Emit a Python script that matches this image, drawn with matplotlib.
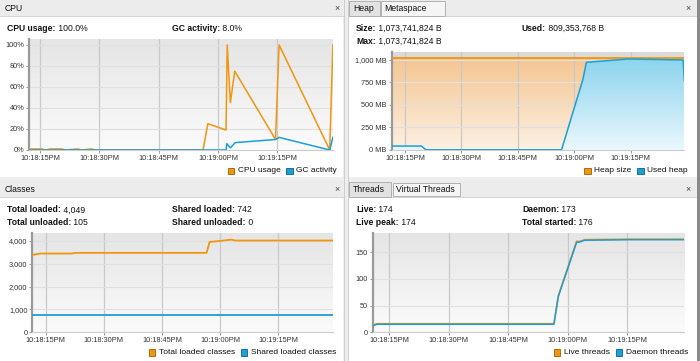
import matplotlib
matplotlib.use('Agg')
import matplotlib.pyplot as plt
import numpy as np
from matplotlib.patches import Rectangle, Polygon
from matplotlib.colors import LinearSegmentedColormap

plt.rcParams['font.family'] = ['Liberation Sans', 'DejaVu Sans']

# ---------------- data (x = seconds relative to 10:18:15 PM) ----------------
time_ticks = [0, 15, 30, 45, 60]
time_labels = ['10:18:15PM', '10:18:30PM', '10:18:45PM', '10:19:00PM', '10:19:15PM']

cpu_t = [-2.7, -1.5, 0.5, 1.5, 2.5, 4.5, 5.5, 6.5, 9.5, 10.5, 13.0, 14.0,
         41.2, 42.4, 47.0, 47.3, 48.1, 49.2, 59.5, 60.4, 73.2, 74.0]
cpu_usage = [1.0, 1.0, 1.0, 0.0, 1.0, 1.0, 1.0, 0.0, 1.0, 0.0, 1.0, 0.0,
             0.0, 25.0, 19.0, 100.0, 45.0, 75.0, 10.0, 100.0, 0.0, 100.0]
gc_t = [-2.7, 47.0, 47.2, 48.1, 49.3, 59.5, 60.4, 73.2, 74.0]
gc_activity = [0.0, 0.0, 6.0, 2.0, 7.0, 10.0, 12.0, 0.0, 12.0]

heap_t = [-3.5, 74.2]
heap_size = [1024, 1024]
used_t = [-3.5, 4.4, 5.6, 41.6, 47.1, 47.3, 48.2, 59.3, 73.9, 74.2]
used_heap = [44, 44, 2, 2, 760, 789, 974, 1011, 1000, 772]

cls_t = [-3.45, -1.5, 6.7, 7.6, 41.5, 42.3, 44.9, 47.9, 48.8, 74.2]
total_loaded = [3390, 3450, 3450, 3480, 3480, 3960, 4000, 4060, 4020, 4020]
shared_t = [-3.45, 74.2]
shared_loaded = [742, 742]

thr_t = [-4.1, -3.1, 41.5, 42.6, 47.2, 48.1, 49.2, 60.3, 74.3]
live_threads = [13, 16, 16, 68, 170, 170, 173, 174, 174]
daemon_threads = [12, 15, 15, 67, 168, 169, 172, 173, 173]

ORANGE = '#f0960f'
BLUE = '#1b9fd6'

W, H = 700, 361
fig = plt.figure(figsize=(W / 100, H / 100), dpi=100)
fig.patch.set_facecolor('white')
bg = fig.add_axes([0, 0, 1, 1])
bg.set_xlim(0, W)
bg.set_ylim(H, 0)
bg.axis('off')
renderer = fig.canvas.get_renderer()


def rect(x0, y0, x1, y1, fc, ec='none', lw=0.0, z=1):
    bg.add_patch(Rectangle((x0, y0), x1 - x0, y1 - y0, fc=fc, ec=ec, lw=lw, zorder=z))


def rich(x, y, parts, size=6.2):
    for s, w in parts:
        t = bg.text(x, y, s, fontsize=size, fontweight=w, va='center', ha='left', color='#111111', zorder=5)
        x = t.get_window_extent(renderer).x1


def legend(xr, y, items, size=6.0):
    x = xr
    for label, color, edge in reversed(items):
        t = bg.text(x, y, label, ha='right', va='center', fontsize=size, color='#111111', zorder=5)
        x0 = t.get_window_extent(renderer).x0
        sr = x0 - 3.5
        rect(sr - 6.5, y - 3.3, sr, y + 3.2, color, edge, 0.6, z=5)
        x = sr - 6.5 - 6


# ---------------- window chrome ----------------
rect(343, 0, 348, H, '#eeeeee')
bg.plot([343.5, 343.5], [0, H], color='#c8c8c8', lw=0.6)
bg.plot([347.5, 347.5], [0, H], color='#c8c8c8', lw=0.6)
rect(0, 177, W, 181, '#eeeeee')
rect(697, 0, 700, H, '#8a8a8a', z=6)

# top-left title bar
rect(0, 0, 343, 16, '#ececec')
bg.plot([0, 343], [16, 16], color='#d0d0d0', lw=0.6)
bg.text(5, 8.5, 'CPU', fontsize=6.2, va='center', color='#111111')
bg.text(337, 8.5, '×', fontsize=6.5, va='center', ha='center', color='#444444')
# top-right title bar with tabs
rect(348, 0, 697, 16, '#ececec')
bg.plot([348, 697], [16, 16], color='#d0d0d0', lw=0.6)
rect(348.5, 1, 380, 16, '#e2e2e2', '#a8a8a8', 0.6, z=2)
rect(380.5, 1, 445, 16, '#f5f5f5', '#a8a8a8', 0.6, z=2)
bg.text(353, 8.5, 'Heap', fontsize=6.2, va='center', color='#111111', zorder=3)
bg.text(384.5, 8.5, 'Metaspace', fontsize=6.2, va='center', color='#111111', zorder=3)
bg.text(688, 8.5, '×', fontsize=6.5, va='center', ha='center', color='#444444')
# bottom-left title bar
rect(0, 181, 343, 197, '#ececec')
bg.plot([0, 343], [197, 197], color='#d0d0d0', lw=0.6)
bg.text(5, 189.5, 'Classes', fontsize=6.2, va='center', color='#111111')
bg.text(337, 189.5, '×', fontsize=6.5, va='center', ha='center', color='#444444')
# bottom-right title bar with tabs
rect(348, 181, 697, 197, '#ececec')
bg.plot([348, 697], [197, 197], color='#d0d0d0', lw=0.6)
rect(348.5, 182, 391, 197, '#e2e2e2', '#a8a8a8', 0.6, z=2)
rect(392.5, 183, 460, 196, '#f5f5f5', '#a8a8a8', 0.6, z=2)
bg.text(353, 189.5, 'Threads', fontsize=6.2, va='center', color='#111111', zorder=3)
bg.text(396, 189.5, 'Virtual Threads', fontsize=6.2, va='center', color='#111111', zorder=3)
bg.text(688, 189.5, '×', fontsize=6.5, va='center', ha='center', color='#444444')

# ---------------- headers ----------------
rich(7, 28.5, [('CPU usage:', 'bold'), (' 100.0%', 'normal')])
rich(172, 28.5, [('GC activity:', 'bold'), (' 8.0%', 'normal')])
rich(356, 28.5, [('Size:', 'bold'), (' 1,073,741,824 B', 'normal')])
rich(356, 41, [('Max:', 'bold'), (' 1,073,741,824 B', 'normal')])
rich(522, 28.5, [('Used:', 'bold'), (' 809,353,768 B', 'normal')])
rich(7, 210, [('Total loaded:', 'bold'), (' 4,049', 'normal')])
rich(7, 222.5, [('Total unloaded:', 'bold'), (' 105', 'normal')])
rich(172, 210, [('Shared loaded:', 'bold'), (' 742', 'normal')])
rich(172, 222.5, [('Shared unloaded:', 'bold'), (' 0', 'normal')])
rich(356, 210, [('Live:', 'bold'), (' 174', 'normal')])
rich(356, 222.5, [('Live peak:', 'bold'), (' 174', 'normal')])
rich(522, 210, [('Daemon:', 'bold'), (' 173', 'normal')])
rich(522, 222.5, [('Total started:', 'bold'), (' 176', 'normal')])

grad = np.linspace(0, 1, 256).reshape(-1, 1)
bg_cmap = LinearSegmentedColormap.from_list('bgc', ['#fbfbfb', '#e5e5e5'])
or_cmap = LinearSegmentedColormap.from_list('orc', ['#fdf1e4', '#f4c590'])
bl_cmap = LinearSegmentedColormap.from_list('blc', ['#ebf8fd', '#8ad3ee'])


def make_ax(l, t, r, b, xlim, ylim, yticks, ylabels, gradient=True):
    ax = fig.add_axes([l / W, 1 - b / H, (r - l) / W, (b - t) / H])
    if gradient:
        ax.imshow(grad, extent=[xlim[0], xlim[1], ylim[0], ylim[1]], aspect='auto',
                  cmap=bg_cmap, origin='lower', zorder=0)
    ax.set_xlim(xlim)
    ax.set_ylim(ylim)
    ax.set_xticks(time_ticks, time_labels)
    ax.set_yticks(yticks, ylabels)
    ax.tick_params(labelsize=5.3, color='#888888', labelcolor='#333333', length=2.5, width=0.6, pad=1)
    ax.grid(axis='x', color='#c9c9c9', lw=0.9)
    ax.grid(axis='y', color='#e0e0e0', lw=0.8)
    ax.set_axisbelow(True)
    for s in ('top', 'right'):
        ax.spines[s].set_visible(False)
    ax.spines['left'].set_color('#9a9a9a')
    ax.spines['left'].set_linewidth(1.6)
    ax.spines['bottom'].set_color('#cccccc')
    ax.spines['bottom'].set_linewidth(0.8)
    return ax


def grad_fill(ax, t, v, cmap, top, z):
    verts = [(t[0], 0)] + list(zip(t, v)) + [(t[-1], 0)]
    poly = Polygon(verts, closed=True, fc='none', ec='none', transform=ax.transData)
    ax.add_patch(poly)
    im = ax.imshow(grad, extent=[t[0], t[-1], 0, top], aspect='auto', cmap=cmap, origin='lower', zorder=z)
    im.set_clip_path(poly)


# CPU
ax1 = make_ax(29.3, 39.3, 333.3, 150, (-2.7, 74.1), (0, 105.3),
              [0, 20, 40, 60, 80, 100], ['0%', '20%', '40%', '60%', '80%', '100%'])
ax1.plot(cpu_t, cpu_usage, color=ORANGE, lw=1.1, zorder=3)
ax1.plot(gc_t, gc_activity, color=BLUE, lw=1.1, zorder=4)
legend(337, 171, [('CPU usage', ORANGE, '#a05a00'), ('GC activity', BLUE, '#0a5f88')])

# Heap
ax2 = make_ax(391.7, 51.7, 684.3, 150, (-3.5, 74.2), (0, 1092),
              [0, 250, 500, 750, 1000], ['0 MB', '250 MB', '500 MB', '750 MB', '1,000 MB'], gradient=False)
ax2.fill_between(heap_t, heap_size, 1092, color='#dadada', zorder=0.2, lw=0)
grad_fill(ax2, heap_t, heap_size, or_cmap, 1024, 0.3)
grad_fill(ax2, used_t, used_heap, bl_cmap, 1024, 1.5)
ax2.set_xlim(-3.5, 74.2)
ax2.set_ylim(0, 1092)
ax2.plot(heap_t, heap_size, color=ORANGE, lw=1.3, zorder=3)
ax2.plot(used_t, used_heap, color=BLUE, lw=1.1, zorder=4)
legend(688, 171, [('Heap size', ORANGE, '#a05a00'), ('Used heap', BLUE, '#0a5f88')])

# Classes
ax3 = make_ax(32.3, 233.3, 333.3, 332.3, (-3.45, 74.2), (0, 4337),
              [0, 1000, 2000, 3000, 4000], ['0', '1,000', '2,000', '3,000', '4,000'])
ax3.plot(cls_t, total_loaded, color=ORANGE, lw=1.3, zorder=3)
ax3.plot(shared_t, shared_loaded, color=BLUE, lw=1.3, zorder=4)
legend(336, 352.5, [('Total loaded classes', ORANGE, '#a05a00'), ('Shared loaded classes', BLUE, '#0a5f88')])

# Threads
ax4 = make_ax(372.7, 233.3, 684.3, 332.3, (-4.1, 74.3), (0, 185),
              [0, 50, 100, 150], ['0', '50', '100', '150'])
ax4.plot(thr_t, live_threads, color=ORANGE, lw=1.2, zorder=3)
ax4.plot(thr_t, daemon_threads, color=BLUE, lw=1.1, zorder=4)
legend(688, 352.5, [('Live threads', ORANGE, '#a05a00'), ('Daemon threads', BLUE, '#0a5f88')])

fig.savefig('out.png', dpi=100, facecolor=fig.get_facecolor())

Goal:
Pictures stay out. Repeat only the lines from the beginning of the data through the line that has "plt.rcParams['font.family'] = ['Liberation".

Result of this task:
Emit a Python script that matches this image, drawn with matplotlib.
import matplotlib
matplotlib.use('Agg')
import matplotlib.pyplot as plt
import numpy as np
from matplotlib.patches import Rectangle, Polygon
from matplotlib.colors import LinearSegmentedColormap

plt.rcParams['font.family'] = ['Liberation Sans', 'DejaVu Sans']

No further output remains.